The case is due to go to the high-court next month and, given the precedents around parallel importing, things don't look good for CD Wow. Back in 2001, Tesco lost its case against Levis over its right to sell cheap jeans imported from the US, where lower trade prices would have allowed the retailer to sell jeans at a 40 percent discount.

But if the BPI wins, it will probably be a short-lived victory. Just how much belligerent behaviour does the record industry think its customers will put up with? And given the twin pressures of CD piracy and peer-to-peer file-swapping, it seems ludicrous that industry executives are focusing their attention on legitimate retailers who are actually making money for them.

The CD Wow case seems harsh enough, but it now looks like the BPI may go after Amazon.com, according to reports in the Financial Times. Not content with seeing its traditional business eroded by piracy and file-swapping, the BPI has settled on the public-image coup of investigating one of the Internet's biggest success stories. That should really help get the kids back on side again.

This whole deal seems like PR suicide: moves like this will probably see more young people than ever file-sharing or buying from CD Wow just to stick two fingers up at an industry doing a very good job of portraying itself as unimaginative and out-of-touch. Not a great combination for companies whose target market is in its early teens and twenties.

 

The last few years have been tough for music execs, but at the same time, their intransigence has undoubtedly exacerbated the impact of the Internet on their business. The RIAA claims CD sales have dropped by 10 per cent since 2001 and around 7 per cent in 2002, and it puts the blame firmly on file-sharing. But the reality is that the negative PR whipped up by last year's lawsuits against file-swappers probably achieved very little. The real drain on the music-industry's bottom line comes from piracy not file-sharing.

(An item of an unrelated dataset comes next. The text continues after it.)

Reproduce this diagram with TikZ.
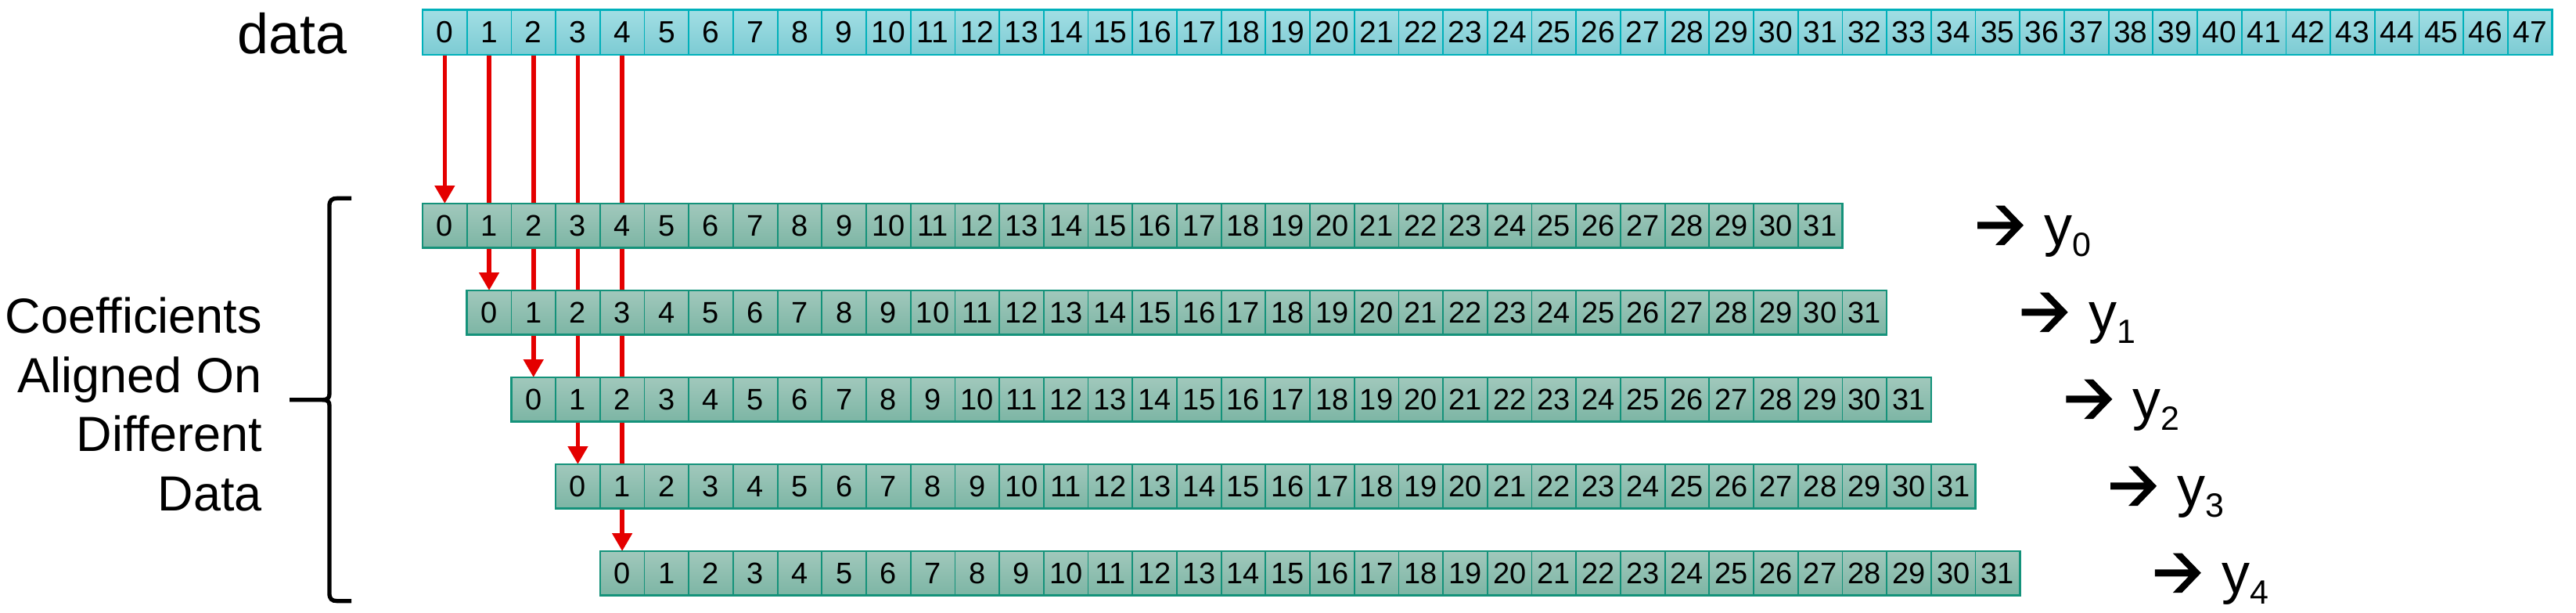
\documentclass[tikz,border=0pt]{standalone}
\usepackage{fontspec}
\setmainfont{Liberation Sans}
\usetikzlibrary{arrows.meta}
\definecolor{dtop}{RGB}{162,222,228}
\definecolor{dbot}{RGB}{124,203,211}
\definecolor{dborder}{RGB}{0,176,186}
\definecolor{ctop}{RGB}{161,200,188}
\definecolor{cbot}{RGB}{124,181,164}
\definecolor{cborder}{RGB}{20,146,122}
\definecolor{arrred}{RGB}{228,0,0}
\pgfdeclarelayer{bg}
\pgfsetlayers{bg,main}
\begin{document}
\begin{tikzpicture}[x=0.5pt,y=-0.5pt,
  dcell/.style={draw=dborder, line width=0.9pt, top color=dtop, bottom color=dbot,
    minimum width=28.35pt, minimum height=28.65pt, inner sep=0pt, outer sep=0pt,
    font=\fontsize{19.5}{20}\selectfont},
  ccell/.style={draw=cborder, line width=0.9pt, top color=ctop, bottom color=cbot,
    minimum width=28.35pt, minimum height=28.35pt, inner sep=0pt, outer sep=0pt,
    font=\fontsize{19}{20}\selectfont},
  drow/.style={draw=dborder, line width=1.3pt},
  crow/.style={draw=cborder, line width=1.3pt},
  redarrow/.style={draw=arrred, line width=2.8pt, -{Triangle[width=12.25pt,length=11.4pt]}},
  brace/.style={draw=black, line width=2.65pt},
  bigtext/.style={inner sep=0pt, font=\fontsize{36}{40}\selectfont},
]
\useasboundingbox (0,0) rectangle (3292,782);
% data row
\foreach \i in {0,...,47}{
  \node[dcell] (d\i) at ({568.35+56.7*\i},41.35) {\i};
}
\draw[drow] (d0.north west) rectangle (d47.south east);
% coefficient rows
\foreach \j in {0,...,4}{
  \foreach \i in {0,...,31}{
    \node[ccell] (r\j-\i) at ({568.35+56.7*(\i+\j)},{288.35+111*\j}) {\i};
  }
  \draw[crow] (r\j-0.north west) rectangle (r\j-31.south east);
}
% red arrows behind rows
\begin{pgfonlayer}{bg}
\foreach \k in {0,...,4}{
  \draw[redarrow] (d\k.south) -- (r\k-0.north);
}
\end{pgfonlayer}
% labels
\node[bigtext, anchor=base east] (datalbl) at (444,68) {data};
\node[anchor=base east, align=right, inner sep=0pt, font=\fontsize{31.5}{37.9}\selectfont] (coef) at (335,652.7) {Coefficients\\Aligned On\\Different\\Data};
% brace
\draw[brace] (449,253.3) -- (431,253.3) .. controls (424,253.3) and (421,256) .. (421,263)
  -- (421,503) .. controls (421,508) and (419,510.7) .. (412,510.7) -- (370,510.7);
\draw[brace] (412,510.7) .. controls (419,510.7) and (421,513) .. (421,518)
  -- (421,758) .. controls (421,765) and (424,767.7) .. (431,767.7) -- (449,767.7);
% outputs
\foreach \j in {0,...,4}{
  \pgfmathsetmacro\ax{2527+56.7*\j}
  \pgfmathsetmacro\ay{287.8+111*\j}
  \fill[black, shift={(\ax,\ay)}] (0,-4.5) -- (43,-4.5) -- (23,-25.1) -- (34.7,-25.1) -- (59,0)
    -- (34.7,25.2) -- (23,25.2) -- (43,4.5) -- (0,4.5) -- cycle;
  \node[bigtext, anchor=base west] (y\j) at (\ax+85,\ay+25.6) {y\raisebox{-7pt}{\fontsize{21.5}{24}\selectfont\j}};
}
\end{tikzpicture}
\end{document}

According to the International Federation of the Phonographic Industry (IFPI), one in three CDs sold is a pirate copy. Some experts claim that at around £2.86bn, the pirate-CD market is so big that it may be worth more than the legitimate music market of every country in the world except the US and Japan. Given the average price of a pirated CD is around $4, none of which finds its way back to the industry, deciding to sue the likes of CD Wow for giving too small a cut of CDs that retail for twice that seems a little harsh to say the least.

But piracy is not the only issue. Another reason for the decline in CD sales is that the industry simply isn't making as many. The CD just isn't that popular a format anymore -- certainly not one worth launching two huge lawsuits to protect. According to RIAA figures cited in a BBC report, during the last two years the US music industry has dropped production by around a quarter. Experts put this drop down to the fact that music isn't as important as it used to be to teenagers. The record industry is now competing with mobile phones, computer games and DVDs for a slice of the youth market.

Given the changing dynamic of its business, it's hard not to think that the record industry would be better off embracing new technology than firing off random lawsuits that will serve only to alienate its customer base and damage its legitimate sales channel. Promoting legitimate file-sharing businesses and technologies such as SACD, which is a new high-quality CD format that cannot as yet be pirated, or DVD-A seems like a more positive approach to the problem. The main issue is that at the moment, it's the criminals and entrepreneurs who are pushing the technical envelope, not the music industry. Until, the RIAA and BPI start really innovating and dictating the technical direction of their business, they are always going to be left behind -- and forced to redress the balance through the courts.